[Charts and diagrams as code]
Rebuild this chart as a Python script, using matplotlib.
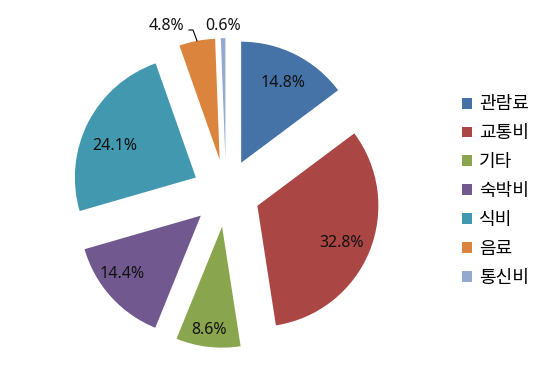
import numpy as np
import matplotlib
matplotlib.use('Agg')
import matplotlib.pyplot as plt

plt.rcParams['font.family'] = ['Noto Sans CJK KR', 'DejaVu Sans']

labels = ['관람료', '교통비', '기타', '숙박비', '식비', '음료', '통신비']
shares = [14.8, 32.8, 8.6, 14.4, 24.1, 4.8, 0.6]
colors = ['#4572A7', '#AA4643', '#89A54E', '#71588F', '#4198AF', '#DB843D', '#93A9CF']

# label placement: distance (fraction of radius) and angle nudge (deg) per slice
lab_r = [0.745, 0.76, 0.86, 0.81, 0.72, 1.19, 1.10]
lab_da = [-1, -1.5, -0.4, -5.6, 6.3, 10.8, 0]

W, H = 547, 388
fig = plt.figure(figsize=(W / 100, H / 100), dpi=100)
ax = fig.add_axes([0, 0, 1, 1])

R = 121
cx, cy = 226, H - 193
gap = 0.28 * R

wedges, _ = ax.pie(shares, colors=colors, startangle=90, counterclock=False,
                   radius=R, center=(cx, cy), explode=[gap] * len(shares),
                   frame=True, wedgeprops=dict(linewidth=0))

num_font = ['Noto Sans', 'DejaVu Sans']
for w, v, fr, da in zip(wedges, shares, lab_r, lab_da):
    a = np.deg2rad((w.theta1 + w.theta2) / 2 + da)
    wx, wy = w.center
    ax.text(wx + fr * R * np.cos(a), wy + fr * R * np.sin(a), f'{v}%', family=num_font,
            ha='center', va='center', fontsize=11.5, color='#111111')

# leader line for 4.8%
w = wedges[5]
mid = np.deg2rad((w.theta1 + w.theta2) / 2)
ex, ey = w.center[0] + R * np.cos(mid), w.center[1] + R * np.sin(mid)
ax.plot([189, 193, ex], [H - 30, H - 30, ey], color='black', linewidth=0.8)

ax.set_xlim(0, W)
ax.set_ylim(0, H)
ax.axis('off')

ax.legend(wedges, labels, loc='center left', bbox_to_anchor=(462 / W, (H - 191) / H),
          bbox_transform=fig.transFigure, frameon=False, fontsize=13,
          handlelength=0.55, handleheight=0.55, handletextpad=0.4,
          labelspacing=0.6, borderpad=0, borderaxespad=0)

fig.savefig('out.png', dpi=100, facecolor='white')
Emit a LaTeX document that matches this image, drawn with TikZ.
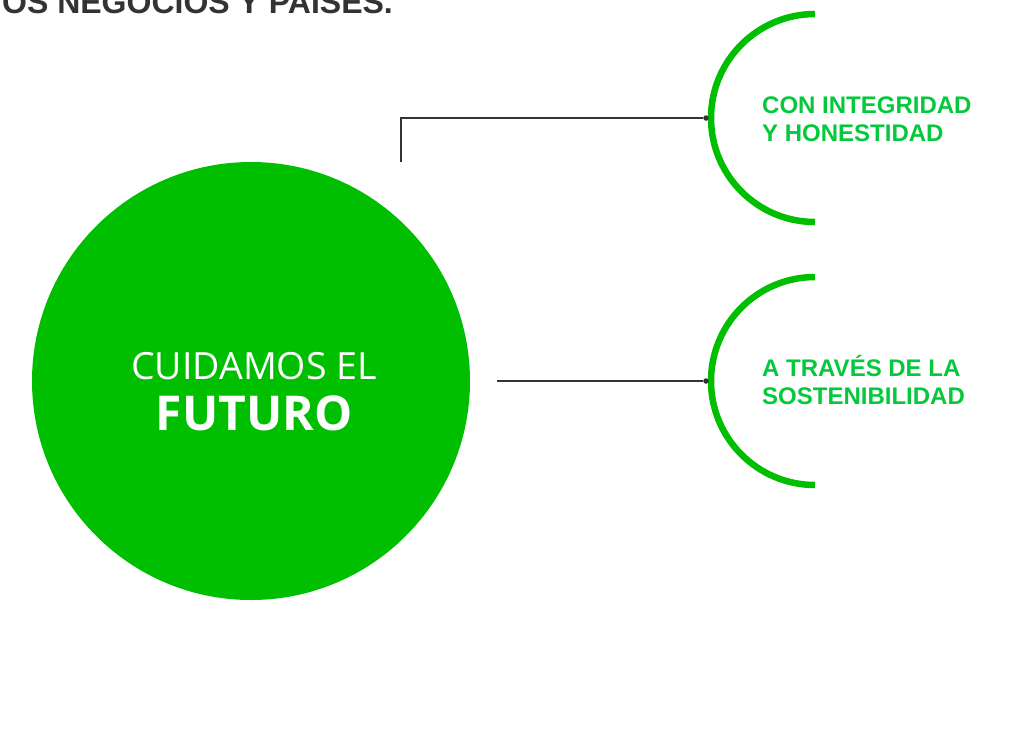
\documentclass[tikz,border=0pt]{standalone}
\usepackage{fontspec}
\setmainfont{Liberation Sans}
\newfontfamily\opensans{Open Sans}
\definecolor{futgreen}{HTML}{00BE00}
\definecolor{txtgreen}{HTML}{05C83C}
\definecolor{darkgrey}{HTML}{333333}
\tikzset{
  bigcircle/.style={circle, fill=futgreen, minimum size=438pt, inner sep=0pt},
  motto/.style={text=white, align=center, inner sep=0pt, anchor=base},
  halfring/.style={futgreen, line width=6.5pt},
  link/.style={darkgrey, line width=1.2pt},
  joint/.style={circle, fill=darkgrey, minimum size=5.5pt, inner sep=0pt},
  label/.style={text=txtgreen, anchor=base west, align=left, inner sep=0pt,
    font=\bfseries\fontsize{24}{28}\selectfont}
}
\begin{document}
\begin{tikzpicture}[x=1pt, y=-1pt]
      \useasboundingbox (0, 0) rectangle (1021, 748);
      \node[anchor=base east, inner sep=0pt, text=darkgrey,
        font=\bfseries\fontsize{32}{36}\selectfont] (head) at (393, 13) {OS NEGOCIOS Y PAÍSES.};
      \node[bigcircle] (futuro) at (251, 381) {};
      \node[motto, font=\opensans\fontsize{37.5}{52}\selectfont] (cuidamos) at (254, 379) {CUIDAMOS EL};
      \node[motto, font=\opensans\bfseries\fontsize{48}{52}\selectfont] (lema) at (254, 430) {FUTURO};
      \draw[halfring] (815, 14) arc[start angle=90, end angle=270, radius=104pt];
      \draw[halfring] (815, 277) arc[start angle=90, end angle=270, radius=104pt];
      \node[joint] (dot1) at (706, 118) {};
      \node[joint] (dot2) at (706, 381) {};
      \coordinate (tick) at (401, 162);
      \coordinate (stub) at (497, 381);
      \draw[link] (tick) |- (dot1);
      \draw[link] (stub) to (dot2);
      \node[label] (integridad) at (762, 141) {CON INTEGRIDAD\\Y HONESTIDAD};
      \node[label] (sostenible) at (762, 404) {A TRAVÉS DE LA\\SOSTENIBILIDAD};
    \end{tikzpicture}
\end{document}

Work to do:
The lines from the start of the entries above through the one containing "plt.rcParams['font.family'] = ['Noto" are to be retyped exactly, and no others. Pictures are left out.

Answer for this exercise:
Rebuild this chart as a Python script, using matplotlib.
import numpy as np
import matplotlib
matplotlib.use('Agg')
import matplotlib.pyplot as plt

plt.rcParams['font.family'] = ['Noto Sans CJK KR', 'DejaVu Sans']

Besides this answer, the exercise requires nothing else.